## Collected data:
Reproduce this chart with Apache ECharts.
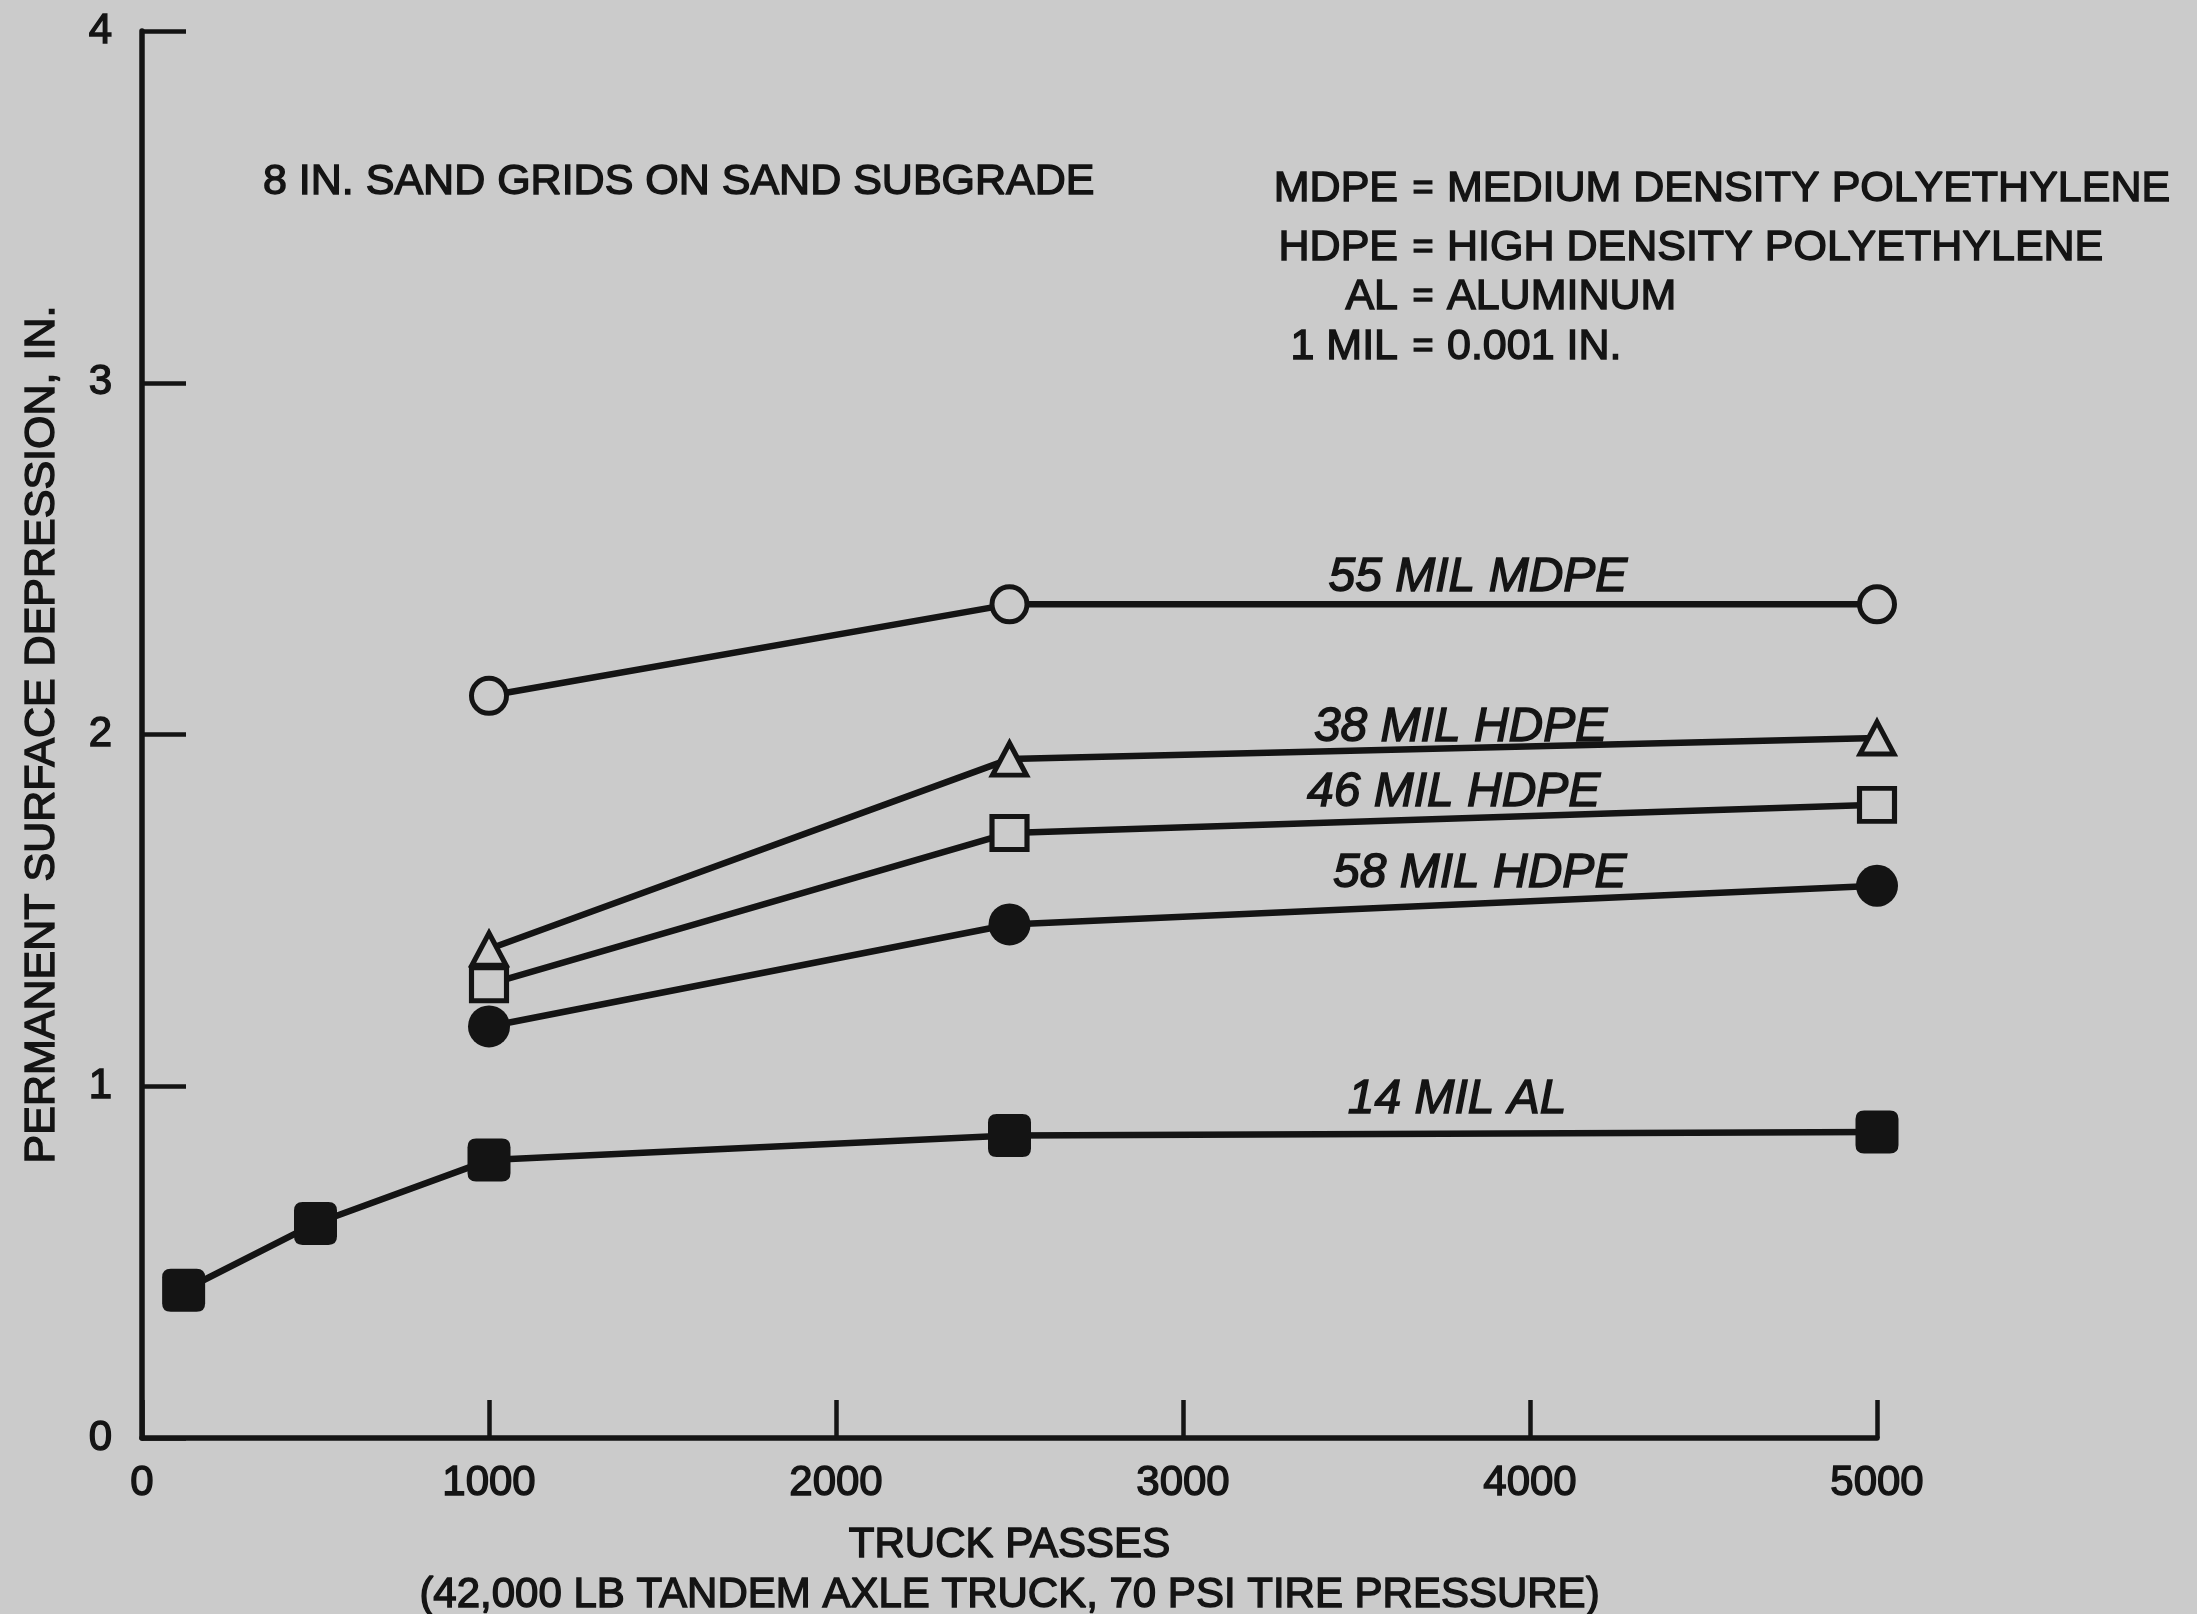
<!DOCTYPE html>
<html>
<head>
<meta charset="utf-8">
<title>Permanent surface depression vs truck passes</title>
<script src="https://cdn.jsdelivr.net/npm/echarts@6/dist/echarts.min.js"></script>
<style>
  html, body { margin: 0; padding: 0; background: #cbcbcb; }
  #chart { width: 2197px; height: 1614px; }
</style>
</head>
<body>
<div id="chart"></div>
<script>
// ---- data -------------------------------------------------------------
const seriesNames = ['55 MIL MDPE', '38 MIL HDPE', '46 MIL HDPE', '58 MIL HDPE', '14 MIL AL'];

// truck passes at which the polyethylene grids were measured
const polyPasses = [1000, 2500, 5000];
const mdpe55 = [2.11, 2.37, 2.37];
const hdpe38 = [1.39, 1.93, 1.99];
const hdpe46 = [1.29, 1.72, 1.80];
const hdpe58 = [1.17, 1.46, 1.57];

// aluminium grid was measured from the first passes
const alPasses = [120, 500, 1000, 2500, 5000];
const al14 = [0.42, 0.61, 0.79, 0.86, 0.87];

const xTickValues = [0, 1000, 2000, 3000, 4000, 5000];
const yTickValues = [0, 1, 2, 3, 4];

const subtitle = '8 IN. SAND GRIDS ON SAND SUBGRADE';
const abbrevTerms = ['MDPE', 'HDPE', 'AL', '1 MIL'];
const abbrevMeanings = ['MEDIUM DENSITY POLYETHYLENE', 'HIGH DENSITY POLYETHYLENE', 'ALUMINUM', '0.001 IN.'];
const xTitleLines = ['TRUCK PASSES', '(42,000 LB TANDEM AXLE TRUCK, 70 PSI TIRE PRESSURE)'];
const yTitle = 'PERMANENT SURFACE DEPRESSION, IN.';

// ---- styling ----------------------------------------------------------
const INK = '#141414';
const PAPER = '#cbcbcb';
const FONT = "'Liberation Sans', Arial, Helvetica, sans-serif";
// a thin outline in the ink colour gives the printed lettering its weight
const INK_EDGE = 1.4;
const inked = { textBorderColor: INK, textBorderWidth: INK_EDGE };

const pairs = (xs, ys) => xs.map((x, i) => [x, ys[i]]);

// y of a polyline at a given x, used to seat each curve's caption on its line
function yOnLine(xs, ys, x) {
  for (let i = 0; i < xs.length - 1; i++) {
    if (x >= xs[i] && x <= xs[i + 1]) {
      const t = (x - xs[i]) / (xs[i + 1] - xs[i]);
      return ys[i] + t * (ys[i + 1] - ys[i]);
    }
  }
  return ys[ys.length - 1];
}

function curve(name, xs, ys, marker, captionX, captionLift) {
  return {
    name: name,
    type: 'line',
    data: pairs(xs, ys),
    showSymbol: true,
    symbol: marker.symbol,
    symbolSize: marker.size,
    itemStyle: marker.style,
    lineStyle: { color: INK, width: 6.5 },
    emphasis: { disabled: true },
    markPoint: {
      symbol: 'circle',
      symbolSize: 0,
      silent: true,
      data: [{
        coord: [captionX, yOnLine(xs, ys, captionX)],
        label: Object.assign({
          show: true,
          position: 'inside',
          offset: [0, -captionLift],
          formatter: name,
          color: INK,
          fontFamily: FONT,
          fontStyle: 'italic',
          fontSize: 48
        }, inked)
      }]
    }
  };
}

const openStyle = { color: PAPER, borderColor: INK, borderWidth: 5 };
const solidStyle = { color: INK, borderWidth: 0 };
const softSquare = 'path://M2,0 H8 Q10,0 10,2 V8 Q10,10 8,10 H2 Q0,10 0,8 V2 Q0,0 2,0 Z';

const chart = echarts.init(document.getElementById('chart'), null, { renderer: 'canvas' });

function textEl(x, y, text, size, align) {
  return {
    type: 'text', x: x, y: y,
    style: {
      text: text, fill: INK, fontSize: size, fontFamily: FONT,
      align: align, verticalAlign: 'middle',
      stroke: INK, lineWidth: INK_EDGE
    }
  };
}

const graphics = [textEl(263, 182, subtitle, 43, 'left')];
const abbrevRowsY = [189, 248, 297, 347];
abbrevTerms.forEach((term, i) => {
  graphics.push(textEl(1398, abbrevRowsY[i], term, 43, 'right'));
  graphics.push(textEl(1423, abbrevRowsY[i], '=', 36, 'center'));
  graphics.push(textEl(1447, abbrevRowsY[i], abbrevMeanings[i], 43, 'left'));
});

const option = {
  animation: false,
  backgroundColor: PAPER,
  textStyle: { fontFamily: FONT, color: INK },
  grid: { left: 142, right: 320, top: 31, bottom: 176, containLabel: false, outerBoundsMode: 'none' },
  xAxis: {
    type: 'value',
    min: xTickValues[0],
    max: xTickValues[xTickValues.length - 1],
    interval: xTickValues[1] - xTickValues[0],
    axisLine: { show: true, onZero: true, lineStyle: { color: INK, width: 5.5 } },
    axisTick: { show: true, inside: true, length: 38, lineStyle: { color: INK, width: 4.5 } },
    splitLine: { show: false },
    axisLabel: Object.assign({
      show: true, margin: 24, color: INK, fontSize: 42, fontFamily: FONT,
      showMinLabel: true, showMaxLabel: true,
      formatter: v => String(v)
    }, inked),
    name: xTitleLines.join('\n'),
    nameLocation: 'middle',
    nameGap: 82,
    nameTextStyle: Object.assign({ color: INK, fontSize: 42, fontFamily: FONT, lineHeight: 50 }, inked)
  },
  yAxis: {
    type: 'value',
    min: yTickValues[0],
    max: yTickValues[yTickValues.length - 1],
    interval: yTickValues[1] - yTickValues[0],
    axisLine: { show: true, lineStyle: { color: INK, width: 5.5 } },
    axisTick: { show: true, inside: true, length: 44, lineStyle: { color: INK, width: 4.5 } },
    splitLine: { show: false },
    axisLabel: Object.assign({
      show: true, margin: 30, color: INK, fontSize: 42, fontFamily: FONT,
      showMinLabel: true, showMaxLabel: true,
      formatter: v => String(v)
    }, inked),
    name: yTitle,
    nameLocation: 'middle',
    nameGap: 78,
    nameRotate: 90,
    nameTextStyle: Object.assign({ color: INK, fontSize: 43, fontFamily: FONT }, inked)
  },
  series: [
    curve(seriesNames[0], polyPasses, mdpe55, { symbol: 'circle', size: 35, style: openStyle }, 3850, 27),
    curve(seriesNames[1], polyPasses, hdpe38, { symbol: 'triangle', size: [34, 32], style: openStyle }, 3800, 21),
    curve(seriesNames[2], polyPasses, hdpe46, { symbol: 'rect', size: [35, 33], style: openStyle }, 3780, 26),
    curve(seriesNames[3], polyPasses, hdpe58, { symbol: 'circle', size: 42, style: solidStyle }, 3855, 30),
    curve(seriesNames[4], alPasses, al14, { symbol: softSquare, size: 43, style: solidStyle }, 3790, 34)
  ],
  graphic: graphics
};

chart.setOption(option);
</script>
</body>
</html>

## What you are asked to do:
Repeat only the lines from the beginning of the material through the line containing "const yTickValues = [0, 1, 2, 3, 4];", both ends kept, leaving pictures out.

## Solved problem:
Reproduce this chart with Apache ECharts.
<!DOCTYPE html>
<html>
<head>
<meta charset="utf-8">
<title>Permanent surface depression vs truck passes</title>
<script src="https://cdn.jsdelivr.net/npm/echarts@6/dist/echarts.min.js"></script>
<style>
  html, body { margin: 0; padding: 0; background: #cbcbcb; }
  #chart { width: 2197px; height: 1614px; }
</style>
</head>
<body>
<div id="chart"></div>
<script>
// ---- data -------------------------------------------------------------
const seriesNames = ['55 MIL MDPE', '38 MIL HDPE', '46 MIL HDPE', '58 MIL HDPE', '14 MIL AL'];

// truck passes at which the polyethylene grids were measured
const polyPasses = [1000, 2500, 5000];
const mdpe55 = [2.11, 2.37, 2.37];
const hdpe38 = [1.39, 1.93, 1.99];
const hdpe46 = [1.29, 1.72, 1.80];
const hdpe58 = [1.17, 1.46, 1.57];

// aluminium grid was measured from the first passes
const alPasses = [120, 500, 1000, 2500, 5000];
const al14 = [0.42, 0.61, 0.79, 0.86, 0.87];

const xTickValues = [0, 1000, 2000, 3000, 4000, 5000];
const yTickValues = [0, 1, 2, 3, 4];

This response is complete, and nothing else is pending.